Market Report: PMs suffer option expiry

Mar 1, 2019·Alasdair Macleod

Gold and silver lost ground this week under the influence of options expiry on Comex. Gold fell $19 from last Friday’s close to trade at $1308 in early European trade this morning (Friday, 1 March) and silver lost 40 cents at $15.52.

Expire 1

The most obvious driver of gold and silver prices this week was the expiry of Comex’s March option series. Market-makers, who are normally net sellers of options, have an interest in seeing prices low on expiry so that calls are abandoned. Therefore, you would expect prices to rise after expiry.

This may well happen next week, now this selling pressure is removed. However, volumes are generally quiet, so it is by no means certain futures buyers are there in sufficient numbers to drive prices higher. There is sure to be a suspicion that gold is likely to test the $1300 level again, so dealers might take a wait-and-see approach.

Furthermore, short-term traders will be looking at other factors, such as what the dollar is doing. And here, we see the trade-weighted index having drifted lower over the week, which is our next chart.

Expire 2

Having broken down from a weak topping-out pattern, the TWI rallied back to test the previous trendline (the lower pecked line), which it failed to overcome. It suggests further weakness, which if it breaks below 95 confirms a more significant retracement. This obviously has major implications for the gold price.

Conventional opinion still emphases the safe-haven benefits of the dollar, now in the context of a weakening global economy. This argument is not borne out by the facts. US Treasury TIC data for December released recently show the largest net outflow of dollars for a very long time, at -$91.4bn. Clearly, foreigners disagree with the investment consensus.

Preliminary figures for foreign portfolio holdings of US securities at 30 June 2018 were released yesterday, and they indicate an increase of one trillion dollars to $19.434 trillion. This is an all-time record at a time of contracting global trade.
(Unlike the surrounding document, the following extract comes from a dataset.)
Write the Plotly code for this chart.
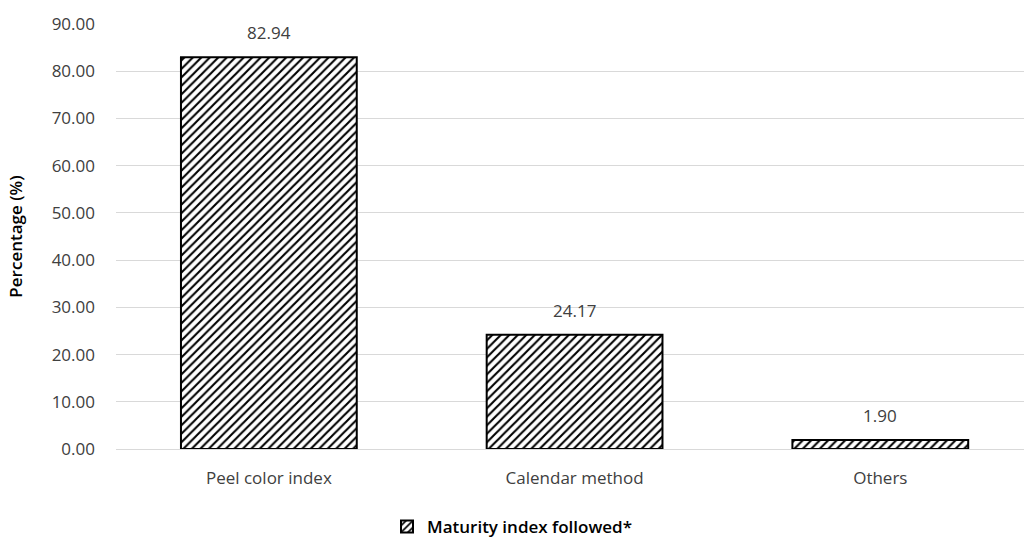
import plotly.graph_objects as go

categories = ["Peel color index", "Calendar method", "Others"]
values = [82.94, 24.17, 1.90]
series_name = "Maturity index followed*"
y_ticks = [0, 10, 20, 30, 40, 50, 60, 70, 80, 90]

font_family = "'Open Sans', Lato, sans-serif"

fig = go.Figure()
fig.add_trace(go.Bar(
    x=categories,
    y=values,
    name=series_name,
    width=0.575,
    marker=dict(
        color="white",
        line=dict(color="black", width=2),
        pattern=dict(shape="/", fgcolor="black", bgcolor="white", size=6,
                     solidity=0.35, fgopacity=1),
    ),
    showlegend=True,
))

for c, v in zip(categories, values):
    fig.add_annotation(
        x=c, y=v, text=f"{v:.2f}", showarrow=False,
        yanchor="bottom", yshift=11,
        font=dict(size=17, color="#404040", family=font_family),
    )

fig.update_layout(
    width=1024,
    height=541,
    margin=dict(l=116, r=0, t=24, b=92, autoexpand=False),
    plot_bgcolor="white",
    paper_bgcolor="white",
    font=dict(family=font_family, size=17, color="#404040"),
    legend=dict(
        orientation="h",
        xref="container", yref="container",
        x=0.5, xanchor="center",
        y=0.026, yanchor="middle",
        font=dict(size=17, color="black", family=font_family, weight=600),
    ),
    yaxis=dict(
        range=[0, 90],
        tickvals=y_ticks,
        tickformat=".2f",
        showgrid=True,
        gridcolor="#d9d9d9",
        gridwidth=1,
        zeroline=False,
        showline=False,
        ticks="",
        automargin=False,
        ticklabelstandoff=20,
        tickfont=dict(size=17, color="#404040"),
        title=dict(text="Percentage (%)",
                   font=dict(size=17, color="black", weight=600), standoff=24),
    ),
    xaxis=dict(
        range=[-0.5, 2.47],
        showline=True,
        linecolor="#d9d9d9",
        linewidth=1,
        ticks="",
        automargin=False,
        ticklabelstandoff=14,
        tickfont=dict(size=17, color="#404040"),
    ),
)

fig.write_html(
    "out.html",
    config={"displayModeBar": False},
    post_script="document.body.style.margin='0';document.body.style.padding='0';",
)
It would be a huge surprise if foreigners didn’t reduce their dollar exposure, because it is an imbalance whose size is no longer justified on grounds of trade.

It is likely to be several months before the hit to global trade is clarified, and therefore to the dollar itself. The TWI chart above suggests that negative capital flows that will lead to further dollar weakness are becoming a factor.

This being the case, the current consolidation in gold at the $1300 level is likely to be a short-term affair before gold moves up to test the established highs of the last few years at $1350-60.

Central banks are still buying physical, and it is worth noting that Romania is in the process of recalling some 60 tonnes of gold stored at the Bank of England. This may have been prompted by the BoE’s refusal to repatriate Venezuela’s gold, but we should also note that central European nations are generally revising their gold policies in the light of Russia’s aggressive addition to her reserves.